Kemudian ia menyatakan bahwa sejak awal Pemerintah telah diingatkan untuk menjaga dan memelihara demokrasi. Namun, tampaknya malah kepentingan golongan dan kekuasaan lebih menonjol dibanding mementingkan kepentingan masyarakat

“Sejak awal sudah mengingatkan pemerintah agar menjaga demokrasi yang sudah dibina dan pelihara dengan baik, tapi tidak diidahkan, sampai puncaknya saat ini mahasiswa, dosen dan masyarakat sipil marah karena demokrasi dikebiri,” katanya.

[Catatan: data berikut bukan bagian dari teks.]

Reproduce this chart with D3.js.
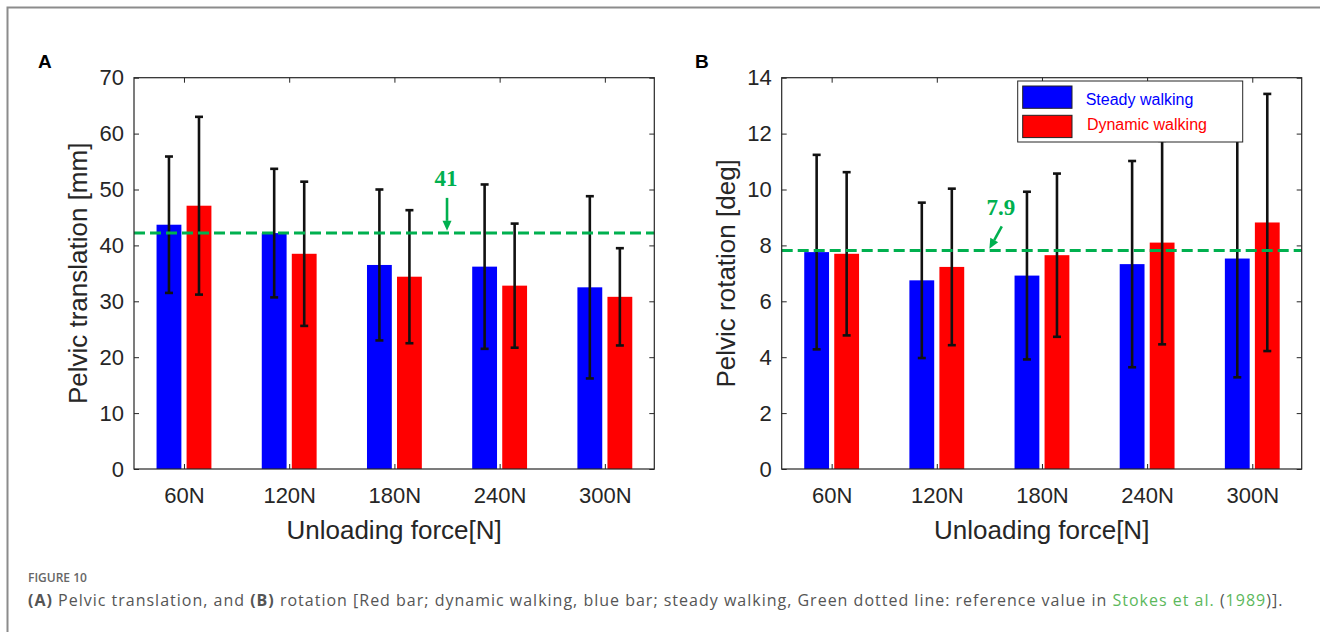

Menurutnya, kondisi partai politik saat ini patuh kepada kekuasaan pemerintah,
sehingga mereka tidak peduli
dengan aspirasi yang disampaikan masyarakat.

“Partai politik menurut kepada kekuasaan pemerintah, mereka itu tidak peduli dengan aspirasi rakyat padahal mereka wakil masyarakat. Pemerintah yang sebentar lagi turun malah membuat kegaduhan, ini perlu kita terus menerus kontrol dan mengawasi,” pungkasnya.